Mais les prix, eux, s’annoncent au moins aussi dissuasifs que pour la première phase. Le COJO n’a jamais caché que les places les plus convoitées – finales d’athlétisme, de natation, de certains sports collectifs, mais aussi les cérémonies – ne seraient pas proposées dans les packs, mais seulement lors de la vente à l’unité. Mais, très prudent dans sa communication, il n’a pas dévoilé la grille tarifaire de ces sessions potentiellement les plus demandées.
Elle s’annonce spectaculaire. Difficile, en effet, d’imaginer des places « accessibles » pour une soirée d’athlétisme au Stade de France lorsqu’il en coûte plus de 100 euros pour un siège en haut des tribunes lors d’une session sans la moindre finale. Difficile, également, d’espérer vivre « l’expérience spectateur » d’une rencontre décisive dans un sport collectif, sachant qu’il en coûte 130 euros pour un seul match de la phase préliminaire du tournoi féminin de volley-ball.
Conséquence prévisible : la vague de mécontentement qui ne cesse de monter dans l’opinion depuis l’ouverture de la billetterie affecte l’image des Jeux. A un peu plus de 500 jours, elle reste majoritairement positive.

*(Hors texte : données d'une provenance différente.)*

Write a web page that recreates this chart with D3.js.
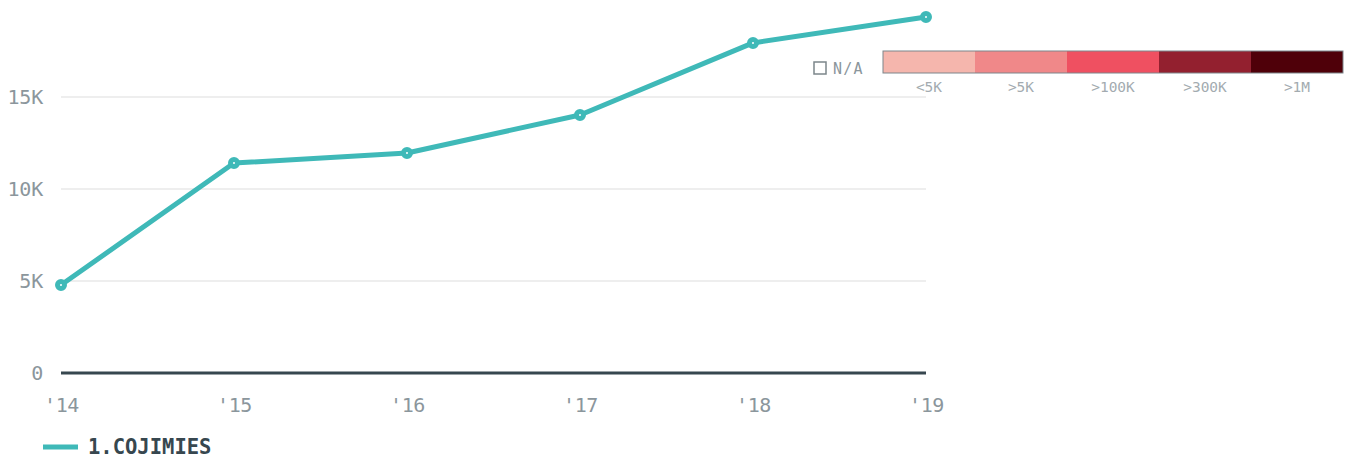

Le sondage publié dimanche 5 mars révèle que, pour 69 % des Français, l’organisation à Paris du rendez-vous olympique et paralympique est « une bonne chose ». Mais ce résultat marque un recul de cinq points par rapport à octobre 2021.
Pour le reste, il ressort de l’enquête une attente certaine des Français pour la cérémonie d’ouverture sur la Seine, plébiscitée par 61 % des sondés (+8 points par rapport à octobre 2022), et l’idée partagée par la majorité (64 %) que les Jeux de Paris 2024 permettront de créer des opportunités économiques pour la France et les Français.
Mais, mauvais point pour le COJO, ils sont également une forte majorité (64 %) à ne pas avoir confiance dans les organisateurs pour maîtriser le coût de l’évènement et présenter au final un budget à l’équilibre.